Evert "Eddy" van der Maarel (23 February 1934 – 4 April 2021) was a Dutch ecologist. He spent most of his career as professor of ecological botany at Uppsala University in Sweden.

==Career==
Van der Maarel was born on 23 February 1934 in Amsterdam. He studied biology at the University of Amsterdam between 1951 and 1959. Between 1962 and 1968 he worked at the institute of botany of Utrecht University and later at the institute of plant ecology of the University of Groningen. Van der Maarel obtained his PhD at Utrecht University in 1966 with a dissertation titled : "Over vegetatiestructuren, -relaties en -systemen in het bijzonder in de duingraslanden van Voorne". Between 1968 and 1981 he was a lecturer of geobotany at the Catholic University Nijmegen. From 1981 to 1999 van de Maarel was a professor of ecological botany at Uppsala University. From 1995 to 1999 he was the Gerard Baerends professor at the University of Groningen. He retired in 1999. He died on 4 April 2021.

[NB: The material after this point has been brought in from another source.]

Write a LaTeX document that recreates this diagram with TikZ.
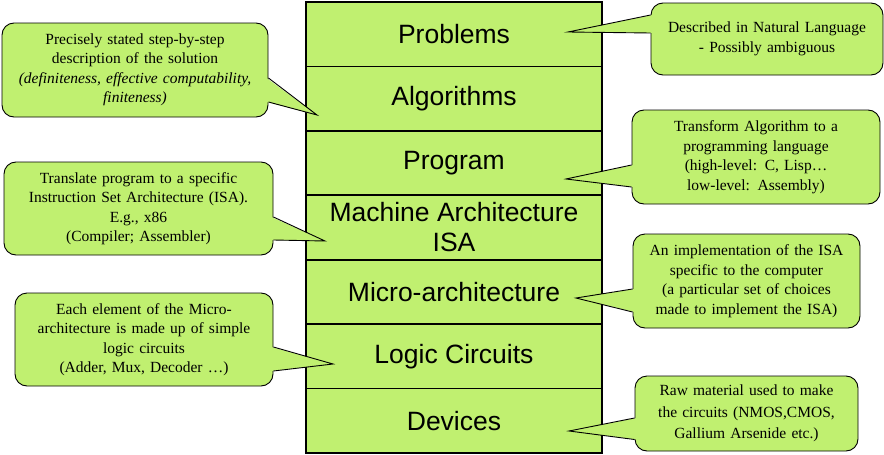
\documentclass[tikz,border=0pt]{standalone}
\usepackage{fontspec}
\setmainfont{Liberation Serif}
\setsansfont{Liberation Sans}
\usetikzlibrary{calc,positioning}
\definecolor{leaf}{RGB}{192,240,112}

\begin{document}
\begin{tikzpicture}[x=1pt,y=-1pt,
  layer/.style={draw=black, line width=1.8pt, fill=leaf, minimum width=296pt,
    minimum height=64.43pt, inner sep=0pt, outer sep=0pt, align=center,
    font=\sffamily\fontsize{26.5}{30}\selectfont},
  bubble/.style={draw=black, line width=0.9pt, fill=leaf, rounded corners=12pt,
    inner xsep=4pt, inner ysep=0pt, align=center,
    font=\fontsize{15.5}{19.5}\selectfont},
  wedge/.style={fill=leaf},
  wedgeline/.style={draw=black, line width=0.9pt}]

 \useasboundingbox (0,0) rectangle (884,455);

 % the layers
 \node[layer, anchor=north west] (prob) at (306,2) {Problems};
 \node[layer, below=0pt of prob] (algo) {Algorithms};
 \node[layer, below=0pt of algo] (prog) {Program};
 \node[layer, below=0pt of prog] (isa) {Machine Architecture\\ISA};
 \node[layer, below=0pt of isa] (micro) {Micro-architecture};
 \node[layer, below=0pt of micro] (logic) {Logic Circuits};
 \node[layer, below=0pt of logic] (dev) {Devices};


 % left side
 \node[bubble, minimum width=266pt, minimum height=94pt, text width=258pt] (algodesc) at (135,70)
  {Precisely stated step-by-step\\ description of the solution\\
   \textit{(definiteness, effective computability,}\\ \textit{finiteness)}};
 \coordinate (algotip) at (317,115);
 \fill[wedge] ($(algodesc.east)+(-2,8)$) -- (algotip) -- ($(algodesc.east)+(-2,32)$);
 \draw[wedgeline] ($(algodesc.east)+(0,8)$) -- (algotip) -- ($(algodesc.east)+(0,32)$);

 \node[bubble, minimum width=269pt, minimum height=93pt, text width=261pt] (isadesc) at (138.5,208.5)
  {Translate program to a specific\\ Instruction Set Architecture (ISA).\\
   E.g., x86\\ (Compiler; Assembler)};
 \coordinate (isatip) at (325,241);
 \fill[wedge] ($(isadesc.east)+(-2,8.5)$) -- (isatip) -- ($(isadesc.east)+(-2,31.5)$);
 \draw[wedgeline] ($(isadesc.east)+(0,8.5)$) -- (isatip) -- ($(isadesc.east)+(0,31.5)$);

 \node[bubble, minimum width=258pt, minimum height=93pt, text width=250pt] (logicdesc) at (144,339.5)
  {Each element of the Micro-\\ architecture is made up of simple\\
   logic circuits\\ (Adder, Mux, Decoder …)};
 \coordinate (logictip) at (333,364);
 \fill[wedge] ($(logicdesc.east)+(-2,7.5)$) -- (logictip) -- ($(logicdesc.east)+(-2,31.5)$);
 \draw[wedgeline] ($(logicdesc.east)+(0,7.5)$) -- (logictip) -- ($(logicdesc.east)+(0,31.5)$);


 % right side
 \node[bubble, minimum width=232pt, minimum height=72pt, text width=224pt] (probdesc) at (767,39)
  {Described in Natural Language\\ - Possibly ambiguous};
 \coordinate (probtip) at (568,32);
 \fill[wedge] ($(probdesc.west)+(2,-24)$) -- (probtip) -- ($(probdesc.west)+(2,-6)$);
 \draw[wedgeline] ($(probdesc.west)+(0,-24)$) -- (probtip) -- ($(probdesc.west)+(0,-6)$);

 \node[bubble, minimum width=248pt, minimum height=94pt, text width=240pt] (progdesc) at (756,157)
  {Transform Algorithm to a\\ programming language\\
   (high-level: C, Lisp…\\ low-level: Assembly)};
 \coordinate (progtip) at (566,179);
 \fill[wedge] ($(progdesc.west)+(2,8)$) -- (progtip) -- ($(progdesc.west)+(2,30)$);
 \draw[wedgeline] ($(progdesc.west)+(0,8)$) -- (progtip) -- ($(progdesc.west)+(0,30)$);

 \node[bubble, minimum width=227pt, minimum height=94pt, text width=219pt] (microdesc) at (746.5,281)
  {An implementation of the ISA\\ specific to the computer\\
   (a particular set of choices\\ made to implement the ISA)};
 \coordinate (microtip) at (576,298);
 \fill[wedge] ($(microdesc.west)+(2,8)$) -- (microtip) -- ($(microdesc.west)+(2,31)$);
 \draw[wedgeline] ($(microdesc.west)+(0,8)$) -- (microtip) -- ($(microdesc.west)+(0,31)$);

 \node[bubble, minimum width=223pt, minimum height=75pt, text width=215pt,
   font=\fontsize{15.5}{21.5}\selectfont] (devdesc) at (746.5,413.5)
  {Raw material used to make\\ the circuits (NMOS,CMOS,\\ Gallium Arsenide etc.)};
 \coordinate (devtip) at (569,431);
 \fill[wedge] ($(devdesc.west)+(2,4.5)$) -- (devtip) -- ($(devdesc.west)+(2,26)$);
 \draw[wedgeline] ($(devdesc.west)+(0,4.5)$) -- (devtip) -- ($(devdesc.west)+(0,26)$);

\end{tikzpicture}
\end{document}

He was the founder of the Journal of Vegetation Science and Applied Vegetation Science.

==Honours and awards==
Van der Maarel was elected a corresponding member of the Royal Netherlands Academy of Arts and Sciences in 1986. He became a fellow of the Royal Physiographic Society in Lund in 1991.

He was elected a foreign member of the Royal Swedish Academy of Sciences in the group of biosciences and was an Honorary Member of the International Association for Vegetation Science.

== Personal life ==
Text: Van der Maarel was married to Marijke van der Maarel; they had three children: Marius, Joost, and Annette.